Aún no hay claridad sobre cómo va a seguir el proceso constitucional, aunque las noticias son promisorias.
Hay voces que han pedido una pausa para atender las necesidades más inmediatas de la población, que son ciertamente muchas. El mismo argumento se ha empleado por al menos 30 años. Pero como vimos en octubre de 2019 y en la misma Convención, los aplazamientos perpetuos terminan por alimentar conductas destructivas. Como quien ha sido objeto de abuso, o padece síndrome de privación, muchos convencionales hicieron gala de una desconfianza enfermiza hacia los poderes constituidos y buscaron vaciar todas sus rabias, frustraciones e ilusiones en el texto constitucional incorporando materias que son más propias de un programa de gobierno. Ojalá esa voces sean desechadas. Postergar la cuestión institucional es alimentar la disgregación social y la violencia.
No está aún cerrado el mecanismo a seguir. La idea de una nueva Convención, que llegó a ser transversal antes del plebiscito, ahora es relativizada a la luz de la mirada crítica que revelan las encuestas. No es algo que se deba desestimar. Es buena idea abrirse a fórmulas mixtas o híbridas que incorporen el conocimiento experto, el cual debiera ir más allá de la comunidad de los constitucionalistas.
Si hay una nueva Convención habrá que elegir convencionales. Ojalá no ocurra, otra vez, que una de las corrientes históricas quede tan disminuida que se vuelva intrascendente. Le ocurrió a la derecha en la etapa anterior, con efectos nefastos para el proceso en su conjunto. Por lo mismo es preciso meditar muy bien las conductas en los días que vienen.

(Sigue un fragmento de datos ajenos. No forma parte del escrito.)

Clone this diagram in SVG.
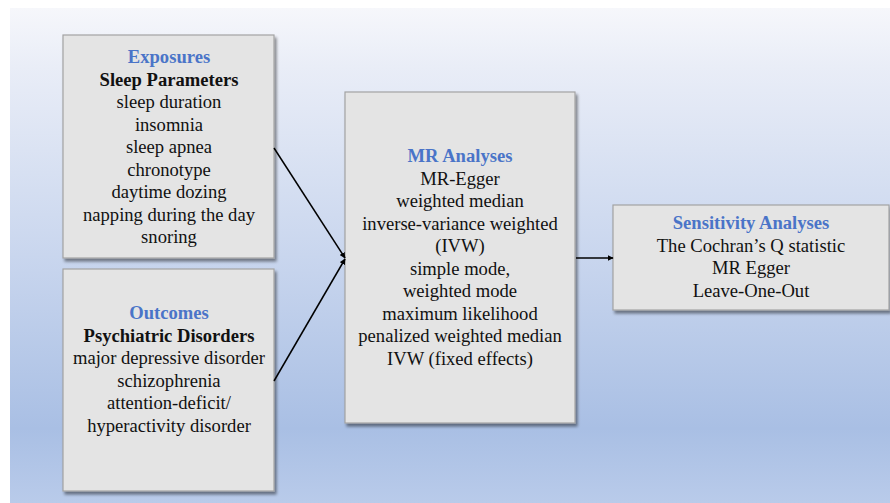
<svg xmlns="http://www.w3.org/2000/svg" width="890" height="503" viewBox="0 0 890 503">
<defs>
<linearGradient id="bg" x1="0" y1="0" x2="0" y2="1">
<stop offset="0" stop-color="#f6f7fb"/>
<stop offset="0.12" stop-color="#e9edf7"/>
<stop offset="0.5" stop-color="#c9d6ee"/>
<stop offset="0.85" stop-color="#a9bfe4"/>
<stop offset="1" stop-color="#b9cbea"/>
</linearGradient>
<filter id="sh" x="-5%" y="-5%" width="115%" height="115%">
<feGaussianBlur in="SourceAlpha" stdDeviation="1.5"/>
<feOffset dx="2" dy="3" result="o"/>
<feComponentTransfer><feFuncA type="linear" slope="0.45"/></feComponentTransfer>
<feMerge><feMergeNode/><feMergeNode in="SourceGraphic"/></feMerge>
</filter>
<marker id="ah" viewBox="0 0 10 10" refX="9" refY="5" markerWidth="6" markerHeight="6" markerUnits="userSpaceOnUse" orient="auto">
<path d="M0,0 L10,5 L0,10 z" fill="#000"/>
</marker>
</defs>
<style>
.box{fill:#e4e4e4;stroke:#a3a3a3;stroke-width:1.2;filter:url(#sh)}
.tx{font-family:'Liberation Serif','DejaVu Serif',serif;font-size:18.6px;fill:#111;text-anchor:middle}
.t{fill:#4a74c8;font-weight:bold}
.b{font-weight:bold}
.ln{stroke:#000;stroke-width:1.5;fill:none;marker-end:url(#ah)}
</style>
<rect x="0" y="0" width="890" height="503" fill="#fff"/>
<rect x="10" y="8" width="880" height="495" fill="url(#bg)"/>

<g id="exposures">
<rect class="box" x="63" y="35" width="211" height="223"/>
<g class="tx">
<text x="169" y="63" class="t">Exposures</text>
<text x="169" y="85.5" class="b">Sleep Parameters</text>
<text x="169" y="108">sleep duration</text>
<text x="169" y="130.5">insomnia</text>
<text x="169" y="153">sleep apnea</text>
<text x="169" y="175.5">chronotype</text>
<text x="169" y="198">daytime dozing</text>
<text x="169" y="220.5">napping during the day</text>
<text x="169" y="243">snoring</text>
</g>
</g>

<g id="outcomes">
<rect class="box" x="63" y="269" width="211" height="222"/>
<g class="tx">
<text x="169" y="319" class="t">Outcomes</text>
<text x="169" y="341.5" class="b">Psychiatric Disorders</text>
<text x="169" y="364">major depressive disorder</text>
<text x="169" y="386.5">schizophrenia</text>
<text x="169" y="409">attention-deficit/</text>
<text x="169" y="431.5">hyperactivity disorder</text>
</g>
</g>

<g id="mr">
<rect class="box" x="345" y="92" width="230" height="331"/>
<g class="tx">
<text x="460" y="162" class="t">MR Analyses</text>
<text x="460" y="184.5">MR-Egger</text>
<text x="460" y="207">weighted median</text>
<text x="460" y="229.5">inverse-variance weighted</text>
<text x="460" y="252">(IVW)</text>
<text x="460" y="274.5">simple mode,</text>
<text x="460" y="297">weighted mode</text>
<text x="460" y="319.5">maximum likelihood</text>
<text x="460" y="342">penalized weighted median</text>
<text x="460" y="364.5">IVW (fixed effects)</text>
</g>
</g>

<g id="sensitivity">
<rect class="box" x="613" y="205" width="276" height="105"/>
<g class="tx">
<text x="751" y="229" class="t">Sensitivity Analyses</text>
<text x="751" y="251.5">The Cochran’s Q statistic</text>
<text x="751" y="274">MR Egger</text>
<text x="751" y="296.5">Leave-One-Out</text>
</g>
</g>

<g id="connectors">
<line class="ln" x1="274" y1="148" x2="345" y2="258"/>
<line class="ln" x1="274" y1="381" x2="345" y2="259"/>
<line class="ln" x1="576" y1="258" x2="613" y2="258"/>
</g>
</svg>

Por el lado del Rechazo, el uso de su generosa votación para obstruir la reforma tributaria o de pensiones le podría llevar a repetir el desastre de mayo de 2021. Por el lado del Apruebo, la insistencia en achacar su derrota a la ignorancia de los electores es el mejor camino para repetir el cataclismo electoral del 4S.
La fórmula que se acuerde en estos días, cualquiera sea, no debe presentarse en oposición a lo que se ha hecho hasta ahora, sino como continuidad, como una etapa adicional. Esto permitirá que los perdedores se sientan incorporados y que no tengan éxito las voces —que seguro las habrá— que esgrimirán la exclusión como justificación de futuras actuaciones anti-sistema. Es la hora de la magnanimidad, no del revanchismo.
Es preciso entonces reconocer con altruismo el trabajo de la Convención. A pesar de sus fallas y excesos, fue una instancia que canalizó el estallido social de 2019, llevó a la escena institucional dolores y resentimientos sumergidos, y dio pie a una catarsis que quizás era ineludible. La vida, lo hemos visto, da giros imprevisibles. Tal vez la Convención ejerció un rol de reparación que el tiempo sabrá valorar.
Parece haber acuerdo en usar como insumo el proyecto de Constitución rechazado. Es muy importante. Muchos de sus valores o propósitos —no necesariamente su reglamentación— son ampliamente compartidos: derechos sociales garantizados, respeto hacia la naturaleza, paridad, cuidado, reconocimiento y participación de los pueblos originarios, descentralización, democracia participativa. Estos valores, más otros que se puedan incorporar (como seguridad, unidad, crecimiento sostenible), debieran ser la base del relato nacional compartido del que hoy se carece.
Por último sería conveniente que todos quienes sean candidatos a una nueva Convención, sea que vengan del Rechazo o del Apruebo, firmen un pacto de honor con dos compromisos: uno, trabajar lealmente para alcanzar acuerdos al interior de la Convención, no desentenderse de la misma para enfocarse en ganar el plebiscito de salida; y dos, que en caso de no ser elegidos, se someterán a un período de cuarentena que les prohibirá desacreditar las reglas bajo las cuales fueron candidatos.
En estas horas cruciales en que las elites políticas y las instituciones democráticas están nuevamente puestas a prueba, ojalá incorporemos las lecciones que nos deja el camino recorrido.